I don't think I've changed all that much since becoming a mom. If I've changed I've just become more like myself than ever—more of a homebody, more attached to having a plan—an amplification of who I was before.
One thing has definitely changed: I cannot learn about a child dying without starting to cry. It can be fiction, it can be non-fiction, it can be a 1,000 word essay or a 10 word tweet, it could have happened yesterday or 100 years ago—whatever it is, I will shed tears. Same with a baby being taken from its mother or lost in some way.
Of course these kinds of things were always upsetting, but I don't ever remember crying over them before. Not unless I had a personal connection to the tragedy. Learning about a 1-year-old who died of scarlet fever 159 years ago is not exactly new information that requires my immediate emotional response. And yet, I will now cry over it.

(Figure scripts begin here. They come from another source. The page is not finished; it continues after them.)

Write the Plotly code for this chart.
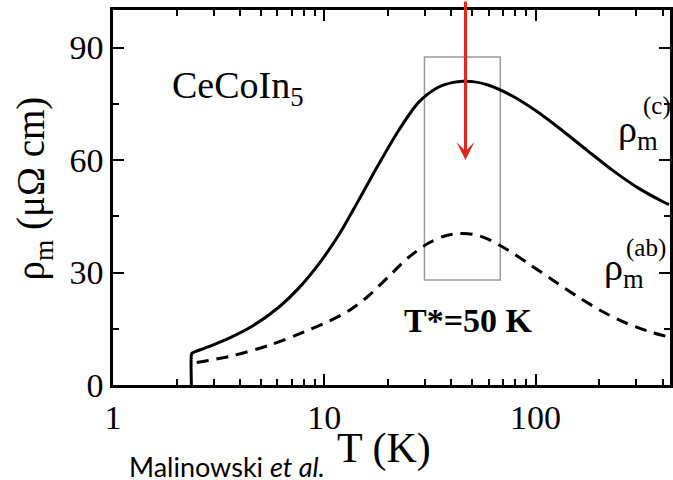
import numpy as np
import plotly.graph_objects as go

# ---- data ----
T_c = [2.35, 2.35, 2.37, 2.43, 2.86, 3.55, 4.66, 6.11, 7.59, 9.43, 11.71, 14.55, 18.07,
       22.45, 27.88, 34.63, 40.75, 45.4, 50.6, 59.6, 78.1, 102.4, 134.3, 176.1, 230.9,
       302.8, 397.2, 428.5]
rho_c = [0, 8.0, 8.5, 8.8, 10.3, 12.5, 16.0, 20.8, 25.9, 32.3, 40.0, 49.3, 58.8,
         67.8, 75.3, 79.4, 80.7, 81.0, 80.9, 80.0, 77.0, 72.8, 67.8, 62.5, 57.3,
         52.7, 49.0, 48.1]

T_ab = [2.49, 3.55, 5.49, 8.46, 10.51, 13.06, 16.22, 20.15, 25.02, 31.08, 36.57, 43.03,
        50.6, 59.6, 74.0, 91.9, 120.5, 158, 207.2, 271.6, 356.2, 428.5]
rho_ab = [6.0, 7.6, 10.6, 14.7, 17.0, 19.8, 23.8, 28.9, 34.0, 37.8, 39.6, 40.4,
          40.2, 38.9, 36.0, 32.5, 28.0, 23.6, 19.6, 16.4, 14.0, 12.8]

x_tickvals = [1, 10, 100]
x_ticktext = ["1", "10", "100"]
x_minor_ticks = [2, 3, 4, 5, 6, 7, 8, 9, 20, 30, 40, 50, 60, 70, 80, 90, 200, 300, 400]
y_tickvals = [0, 30, 60, 90]
y_minor_ticks = [15, 45, 75]

box_T = [29.8, 68.1]      # T* window
box_rho = [28.0, 87.5]
T_star = 46.6
arrow_tip_rho = 60

# ---- layout helpers (pixel -> paper) ----
L, R, TOP, BOT = 113, 673, 10, 385
def px(p):
    return (p - L) / (R - L)
def py(p):
    return (BOT - p) / (BOT - TOP)

SERIF = "Liberation Serif"
X_RANGE = [0, np.log10(433)]
Y_RANGE = [0, 100]

fig = go.Figure()
fig.add_trace(go.Scatter(x=T_c, y=rho_c, mode="lines",
                         line=dict(color="black", width=3, shape="spline", smoothing=0.8),
                         showlegend=False))
fig.add_trace(go.Scatter(x=T_ab, y=rho_ab, mode="lines",
                         line=dict(color="black", width=3, dash="12px,8px", shape="spline", smoothing=0.8),
                         showlegend=False))
# empty trace that activates the overlay axes carrying the minor ticks
fig.add_trace(go.Scatter(x=[None], y=[None], xaxis="x2", yaxis="y2", mode="lines",
                         showlegend=False, hoverinfo="skip"))

fig.add_shape(type="rect", xref="x", yref="y",
              x0=box_T[0], x1=box_T[1], y0=box_rho[0], y1=box_rho[1],
              line=dict(color="#9a9a9a", width=1.5), layer="below")

anns = []
# red arrow
anns.append(dict(x=np.log10(T_star), y=arrow_tip_rho, xref="x", yref="y",
                 ax=0, ay=-160, axref="pixel", ayref="pixel", text="",
                 showarrow=True, arrowhead=3, arrowsize=1, arrowwidth=3,
                 arrowcolor="#e1261c", standoff=0))
# texts
anns.append(dict(x=px(170), y=py(88), xref="paper", yref="paper", xanchor="left", yanchor="middle",
                 text="CeCoIn<sub>5</sub>", showarrow=False,
                 font=dict(family=SERIF, size=38, color="black")))
anns.append(dict(x=px(470), y=py(320), xref="paper", yref="paper", xanchor="center", yanchor="middle",
                 text="<b>T*=50 K</b>", showarrow=False,
                 font=dict(family=SERIF, size=34, color="black")))
anns.append(dict(x=px(619), y=py(132), xref="paper", yref="paper", xanchor="left", yanchor="middle",
                 text="ρ<sub>m</sub>", showarrow=False,
                 font=dict(family=SERIF, size=38, color="black")))
anns.append(dict(x=px(644), y=py(106), xref="paper", yref="paper", xanchor="left", yanchor="middle",
                 text="(c)", showarrow=False,
                 font=dict(family=SERIF, size=25, color="black")))
anns.append(dict(x=px(605), y=py(270), xref="paper", yref="paper", xanchor="left", yanchor="middle",
                 text="ρ<sub>m</sub>", showarrow=False,
                 font=dict(family=SERIF, size=38, color="black")))
anns.append(dict(x=px(627), y=py(248), xref="paper", yref="paper", xanchor="left", yanchor="middle",
                 text="(ab)", showarrow=False,
                 font=dict(family=SERIF, size=25, color="black")))
# axis titles
anns.append(dict(x=px(33), y=py(188), xref="paper", yref="paper", xanchor="center", yanchor="middle",
                 text="ρ<sub>m</sub> (μΩ cm)", textangle=-90, showarrow=False,
                 font=dict(family=SERIF, size=39, color="black")))
anns.append(dict(x=px(385), y=py(448), xref="paper", yref="paper", xanchor="center", yanchor="middle",
                 text="T (K)", showarrow=False,
                 font=dict(family=SERIF, size=42, color="black")))
anns.append(dict(x=px(127), y=py(466), xref="paper", yref="paper", xanchor="left", yanchor="middle",
                 text="Malinowski <i>et al.</i>", showarrow=False,
                 font=dict(family="Lato", size=27, color="black")))

common = dict(ticks="inside", tickcolor="black", showline=True, linecolor="black",
              linewidth=2.5, mirror="ticks", showgrid=False, zeroline=False)

fig.update_layout(
    width=673, height=480,
    margin=dict(l=L, r=673 - R, t=TOP, b=480 - BOT, pad=0),
    paper_bgcolor="white", plot_bgcolor="white",
    font=dict(family=SERIF, size=34, color="black"),
    annotations=anns,
    xaxis=dict(type="log", range=X_RANGE, tickmode="array", tickvals=x_tickvals, ticktext=x_ticktext,
               ticklen=11, tickwidth=2, tickfont=dict(family=SERIF, size=34, color="black"), **common),
    yaxis=dict(range=Y_RANGE, tickmode="array", tickvals=y_tickvals,
               ticklen=11, tickwidth=2, tickfont=dict(family=SERIF, size=34, color="black"), **common),
    xaxis2=dict(type="log", range=X_RANGE, overlaying="x", anchor="y2", side="bottom",
                tickmode="array", tickvals=x_minor_ticks, showticklabels=False,
                ticklen=6, tickwidth=2, **common),
    yaxis2=dict(range=Y_RANGE, overlaying="y", anchor="x2", side="left",
                tickmode="array", tickvals=y_minor_ticks, showticklabels=False,
                ticklen=6, tickwidth=2, **common),
)

fig.write_html("out.html")
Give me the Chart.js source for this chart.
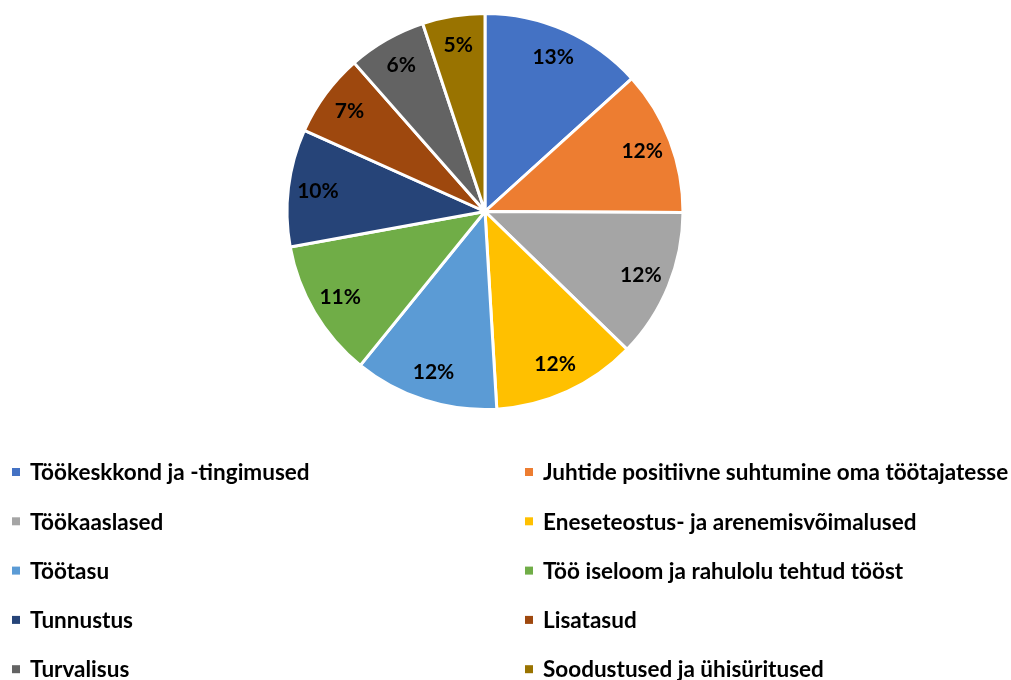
<!DOCTYPE html>
<html lang="et">
<head>
<meta charset="utf-8">
<title>Töötajate rahulolu</title>
<script src="https://cdn.jsdelivr.net/npm/chart.js@4/dist/chart.umd.min.js"></script>
<style>
    html, body { margin: 0; padding: 0; background: #ffffff; }
    .chart-box { position: relative; width: 1011px; height: 680px; }
</style>
</head>
<body>
<div class="chart-box">
    <canvas id="pieChart"></canvas>
</div>
<script>
// --- Andmed ---
const categories = [
    'Töökeskkond ja -tingimused',
    'Juhtide positiivne suhtumine oma töötajatesse',
    'Töökaaslased',
    'Eneseteostus- ja arenemisvõimalused',
    'Töötasu',
    'Töö iseloom ja rahulolu tehtud tööst',
    'Tunnustus',
    'Lisatasud',
    'Turvalisus',
    'Soodustused ja ühisüritused'
];
const shares = [13.3, 11.8, 12.2, 11.8, 11.8, 11.3, 9.6, 6.8, 6.4, 5.1];
const shareLabels = ['13%', '12%', '12%', '12%', '12%', '11%', '10%', '7%', '6%', '5%'];
const sliceColors = ['#4472C4', '#ED7D31', '#A5A5A5', '#FFC000', '#5B9BD5',
                     '#70AD47', '#264478', '#9E480E', '#636363', '#997300'];

const FONT = 'Lato';

// protsendid lõikude peale
const sliceLabels = {
    id: 'sliceLabels',
    afterDatasetsDraw(chart) {
        const ctx = chart.ctx;
        const arcs = chart.getDatasetMeta(0).data;
        ctx.save();
        ctx.font = 'bold 21px ' + FONT;
        ctx.fillStyle = '#000000';
        ctx.textAlign = 'center';
        ctx.textBaseline = 'middle';
        arcs.forEach((arc, i) => {
            const p = arc.getProps(['x', 'y', 'startAngle', 'endAngle', 'outerRadius'], true);
            const mid = (p.startAngle + p.endAngle) / 2;
            const r = p.outerRadius * 0.85;
            ctx.fillText(shareLabels[i], p.x + Math.cos(mid) * r, p.y + Math.sin(mid) * r);
        });
        ctx.restore();
    }
};

// legend kahes veerus all
const gridLegend = {
    id: 'gridLegend',
    afterDraw(chart) {
        const ctx = chart.ctx;
        const colX = [12, 525];
        const rowY0 = 472, rowStep = 49.3;
        ctx.save();
        ctx.font = 'bold 22.5px ' + FONT;
        ctx.textBaseline = 'middle';
        ctx.textAlign = 'left';
        chart.data.labels.forEach((label, i) => {
            const x = colX[i % 2];
            const y = rowY0 + Math.floor(i / 2) * rowStep;
            ctx.fillStyle = chart.data.datasets[0].backgroundColor[i];
            ctx.fillRect(x, y - 4, 8, 8);
            ctx.fillStyle = '#000000';
            ctx.fillText(label, x + 18, y + 1);
        });
        ctx.restore();
    }
};

document.addEventListener('DOMContentLoaded', () => {
    const ctx = document.getElementById('pieChart');

    new Chart(ctx, {
        type: 'pie',
        data: {
            labels: categories,
            datasets: [{
                data: shares,
                backgroundColor: sliceColors,
                borderColor: '#ffffff',
                borderWidth: 3
            }]
        },
        options: {
            responsive: true,
            maintainAspectRatio: false,
            animation: false,
            layout: {
                padding: { top: 12, bottom: 269, left: 0, right: 41 }
            },
            plugins: {
                legend: { display: false },
                tooltip: { enabled: false }
            }
        },
        plugins: [sliceLabels, gridLegend]
    });
});
</script>
</body>
</html>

It makes sense, of course. In the course of human history, mothers who are attached to their babies probably do better on average in getting those babies to adulthood. Obviously I'm crying about my baby, and the idea of anything happening to him, but I also find myself crying for all the women who have had to live through their children's deaths.
Up until about 200 years ago, half of all children didn't live to their fifth birthday. That is so much cumulative grief, I don't even know how to think about it. So instead you will now find me over here crying about it occasionally.